DVD
Chopin: Piano Music
$13.89
About this product:
This DVD appears to be a compilation of three separate filmed BBC television programs of Chopin piano music played by three different pianists--Alfredo Perl, Freddy Kempf, and Angela Hewitt--each of them currently making a notable career, at least according to what I've read and heard. I had never heard any of Perl's playing, only a little of Kempf's, but I have heard and admired a great deal of Hewitt's, including one live all-Bach recital. The program: Perl plays the Préludes, Op. 28, Kempf the Opp. 10 & 25 Études, and Hewitt the Piano Sonata in B Flat Minor, Op. 35 (the 'Funeral March' sonata). Each of the programs is filmed in a different location: Perl at Hopetoun House, Edinburgh; Kempf at Château de Neuville, Gambais, France (in Provence); Hewitt at the Wimbledon Theatre, London.
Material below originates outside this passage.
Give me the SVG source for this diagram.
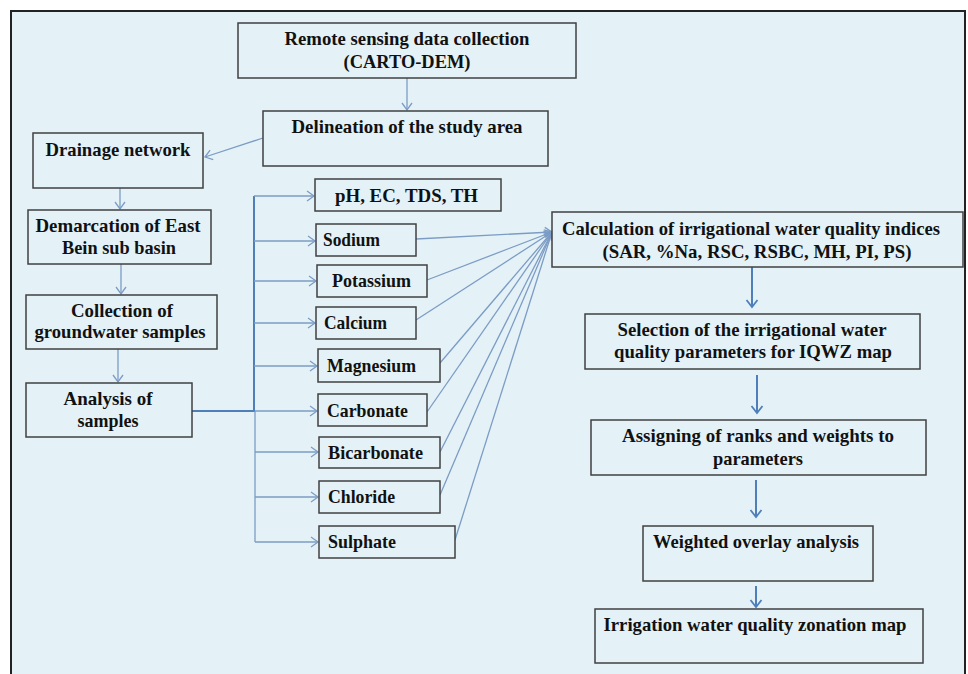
<svg xmlns="http://www.w3.org/2000/svg" width="968" height="674" viewBox="0 0 968 674">
<style>
.box{fill:#E4F2F8;stroke:#404040;stroke-width:1.5}
.t{font-family:"Liberation Serif","Times New Roman",serif;font-weight:bold;font-size:19px;fill:#111}
.c{text-anchor:middle}
.thin{fill:none;stroke:#7C9CC4;stroke-width:1.3}
.thick{fill:none;stroke:#4F7FBA;stroke-width:2}
</style>
<defs>
<marker id="ah" markerUnits="userSpaceOnUse" markerWidth="14" markerHeight="14" refX="10" refY="7" orient="auto">
<path d="M3,2 L10,7 L3,12" fill="none" stroke="#7C9CC4" stroke-width="1.3"/>
</marker>
<marker id="ahb" markerUnits="userSpaceOnUse" markerWidth="14" markerHeight="14" refX="10" refY="7" orient="auto">
<path d="M3,1.5 L10,7 L3,12.5" fill="none" stroke="#4F7FBA" stroke-width="1.8"/>
</marker>
</defs>
<rect x="0" y="0" width="968" height="674" fill="#ffffff"/>
<rect x="11" y="11" width="954" height="680" fill="#E4F2F8" stroke="#222" stroke-width="2"/>

<g id="connectors">
<line class="thin" x1="407" y1="78" x2="407" y2="110" marker-end="url(#ah)"/>
<line class="thin" x1="263" y1="138" x2="205" y2="157" marker-end="url(#ah)"/>
<line class="thin" x1="120" y1="188" x2="120" y2="209" marker-end="url(#ah)"/>
<line class="thin" x1="121" y1="264" x2="121" y2="294" marker-end="url(#ah)"/>
<line class="thin" x1="118" y1="349" x2="118" y2="382" marker-end="url(#ah)"/>
<line class="thick" x1="192" y1="411" x2="255" y2="411"/>
<line class="thick" x1="254" y1="196" x2="254" y2="411"/>
<line class="thin" x1="255" y1="411" x2="255" y2="542"/>
<line class="thin" x1="254" y1="196" x2="314" y2="196" marker-end="url(#ah)"/>
<line class="thin" x1="254" y1="241" x2="315" y2="241" marker-end="url(#ah)"/>
<line class="thin" x1="254" y1="281" x2="316" y2="281" marker-end="url(#ah)"/>
<line class="thin" x1="254" y1="323" x2="315" y2="323" marker-end="url(#ah)"/>
<line class="thin" x1="254" y1="366" x2="317" y2="366" marker-end="url(#ah)"/>
<line class="thin" x1="255" y1="411" x2="317" y2="411" marker-end="url(#ah)"/>
<line class="thin" x1="255" y1="452" x2="318" y2="452" marker-end="url(#ah)"/>
<line class="thin" x1="255" y1="497" x2="318" y2="497" marker-end="url(#ah)"/>
<line class="thin" x1="255" y1="542" x2="318" y2="542" marker-end="url(#ah)"/>
<line class="thin" x1="416" y1="239" x2="552" y2="232" marker-end="url(#ah)"/>
<line class="thin" x1="427" y1="280" x2="552" y2="232" marker-end="url(#ah)"/>
<line class="thin" x1="416" y1="320" x2="552" y2="232" marker-end="url(#ah)"/>
<line class="thin" x1="440" y1="363" x2="552" y2="232" marker-end="url(#ah)"/>
<line class="thin" x1="427" y1="412" x2="552" y2="232" marker-end="url(#ah)"/>
<line class="thin" x1="440" y1="452" x2="552" y2="232" marker-end="url(#ah)"/>
<line class="thin" x1="440" y1="495" x2="552" y2="232" marker-end="url(#ah)"/>
<line class="thin" x1="455" y1="540" x2="552" y2="232" marker-end="url(#ah)"/>
<line class="thick" x1="752" y1="267" x2="752" y2="307" marker-end="url(#ahb)"/>
<line class="thick" x1="757" y1="375" x2="757" y2="413" marker-end="url(#ahb)"/>
<line class="thick" x1="756" y1="480" x2="756" y2="517" marker-end="url(#ahb)"/>
<line class="thick" x1="756" y1="586" x2="756" y2="607" marker-end="url(#ahb)"/>
</g>

<g id="remote"><rect class="box" x="238" y="23" width="338" height="55"/>
<text class="t c" x="407" y="45" textLength="245" lengthAdjust="spacingAndGlyphs">Remote sensing data collection</text>
<text class="t c" x="407" y="68" textLength="127" lengthAdjust="spacingAndGlyphs">(CARTO-DEM)</text></g>
<g id="delineation"><rect class="box" x="263" y="111" width="285" height="55"/>
<text class="t c" x="407" y="133" textLength="231" lengthAdjust="spacingAndGlyphs">Delineation of the study area</text></g>
<g id="drainage"><rect class="box" x="33" y="133" width="170" height="55"/>
<text class="t c" x="118" y="156" textLength="145" lengthAdjust="spacingAndGlyphs">Drainage network</text></g>
<g id="demarcation"><rect class="box" x="28" y="210" width="183" height="54"/>
<text class="t c" x="118" y="232" textLength="165" lengthAdjust="spacingAndGlyphs">Demarcation of East</text>
<text class="t c" x="119" y="254" textLength="114" lengthAdjust="spacingAndGlyphs">Bein sub basin</text></g>
<g id="collection"><rect class="box" x="26" y="295" width="191" height="54"/>
<text class="t c" x="122" y="317" textLength="102" lengthAdjust="spacingAndGlyphs">Collection of</text>
<text class="t c" x="120" y="338" textLength="171" lengthAdjust="spacingAndGlyphs">groundwater samples</text></g>
<g id="analysis"><rect class="box" x="26" y="383" width="166" height="54"/>
<text class="t c" x="108" y="405" textLength="89" lengthAdjust="spacingAndGlyphs">Analysis of</text>
<text class="t c" x="108" y="427" textLength="61" lengthAdjust="spacingAndGlyphs">samples</text></g>

<g id="ph"><rect class="box" x="315" y="179" width="186" height="32"/>
<text class="t" x="335" y="202" textLength="143" lengthAdjust="spacingAndGlyphs">pH, EC, TDS, TH</text></g>
<g id="sodium"><rect class="box" x="316" y="224" width="100" height="32"/>
<text class="t" x="323" y="246" textLength="57" lengthAdjust="spacingAndGlyphs">Sodium</text></g>
<g id="potassium"><rect class="box" x="317" y="265" width="110" height="32"/>
<text class="t" x="332" y="287" textLength="79" lengthAdjust="spacingAndGlyphs">Potassium</text></g>
<g id="calcium"><rect class="box" x="316" y="307" width="100" height="32"/>
<text class="t" x="324" y="329" textLength="63" lengthAdjust="spacingAndGlyphs">Calcium</text></g>
<g id="magnesium"><rect class="box" x="318" y="349" width="122" height="33"/>
<text class="t" x="327" y="372" textLength="89" lengthAdjust="spacingAndGlyphs">Magnesium</text></g>
<g id="carbonate"><rect class="box" x="318" y="394" width="109" height="32"/>
<text class="t" x="327" y="417" textLength="81" lengthAdjust="spacingAndGlyphs">Carbonate</text></g>
<g id="bicarbonate"><rect class="box" x="319" y="437" width="121" height="31"/>
<text class="t" x="328" y="459" textLength="95" lengthAdjust="spacingAndGlyphs">Bicarbonate</text></g>
<g id="chloride"><rect class="box" x="319" y="481" width="121" height="32"/>
<text class="t" x="328" y="503" textLength="67" lengthAdjust="spacingAndGlyphs">Chloride</text></g>
<g id="sulphate"><rect class="box" x="319" y="526" width="136" height="32"/>
<text class="t" x="328" y="548" textLength="68" lengthAdjust="spacingAndGlyphs">Sulphate</text></g>

<g id="calculation"><rect class="box" x="552" y="212" width="411" height="55"/>
<text class="t c" x="751" y="235" textLength="378" lengthAdjust="spacingAndGlyphs">Calculation of irrigational water quality indices</text>
<text class="t c" x="757" y="258" textLength="309" lengthAdjust="spacingAndGlyphs">(SAR, %Na, RSC, RSBC, MH, PI, PS)</text></g>
<g id="selection"><rect class="box" x="585" y="314" width="335" height="55"/>
<text class="t c" x="752" y="336" textLength="269" lengthAdjust="spacingAndGlyphs">Selection of the irrigational water</text>
<text class="t c" x="753" y="358" textLength="278" lengthAdjust="spacingAndGlyphs">quality parameters for IQWZ map</text></g>
<g id="assigning"><rect class="box" x="591" y="420" width="335" height="55"/>
<text class="t c" x="758" y="442" textLength="272" lengthAdjust="spacingAndGlyphs">Assigning of ranks and weights to</text>
<text class="t c" x="758" y="465" textLength="90" lengthAdjust="spacingAndGlyphs">parameters</text></g>
<g id="weighted"><rect class="box" x="643" y="526" width="230" height="55"/>
<text class="t c" x="756" y="548" textLength="206" lengthAdjust="spacingAndGlyphs">Weighted overlay analysis</text></g>
<g id="irrigation"><rect class="box" x="595" y="609" width="328" height="54"/>
<text class="t c" x="755" y="631" textLength="303" lengthAdjust="spacingAndGlyphs">Irrigation water quality zonation map</text></g>
</svg>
Before we get to the playing, I need to comment on the production values of this issue. The videography is artsy-fartsy. In each setting we get long shots down hallways, changes in lighting supposedly enhancing the mood of each piece, strange and distracting camera angles, and in the case of Hewitt's portion, shots looking down from a balcony in a completely empty theatre, with spooky lighting; I kept expecting the Phantom of the Opera to appear. The artsiness of the lighting and the unmotivated changes of camera angle were not designed by anyone with much familiarity with the music. Another annoying feature is a complete blackout between études and préludes. And confusingly in the case of Kempf, often when we come back to him, he's wearing a different shirt. OK, it was shot over several days, but that is distracting and unnecessary. What's worse, the sound is not very good in any of these venues. Although three different pianos are used (including, for Hewitt, a lovely sounding Fazioli piano--the other players use Steinway Model D's). But for some reason--and I checked this on two different playback setups--the sound in all three segments is mid-range heavy, so that it sounds like each of the pianos has a head cold. Particularly in Perl's segment (and this may simply be his playing) there is a fair amount of clatter.
Perl does not strike me as a particularly inspired player. The notes are there--mostly--but there is a kind of grayness and lack of inflection (plus the clanging) to his playing that doesn't serve the expressive needs of Chopin's préludes very well. Kempf's playing, to be quite blunt, is often simply a mess. Some of the études, of course, test any pianist's technique, but there is over-pedaling, smudged chords, missed notes, uneven scales and, most annoying, tempo variations that have nothing to do with rubato, but with the technical demands of the music at hand--slowing down when the going gets rough, speeding up again when the pressure is off. He does some lovely playing, particularly in slower études, but the set as a whole is not competitive.
Hewitt, I must say, is a notch better. Her conception of the Second Sonata is musical and expressive. There are some smudges in the first movement particularly but she otherwise manages it well, as she does the Scherzo and Funeral March; the latter is gorgeously done, in fact. But the last movement is marred by a too slow tempo and the blurring use of pedal. The really great Chopinists play that movement with minimal pedal and it goes like the wind.
I cannot recommend this DVD. Although it has some good moments, none of this is superior Chopin playing, although Hewitt comes closer than the others.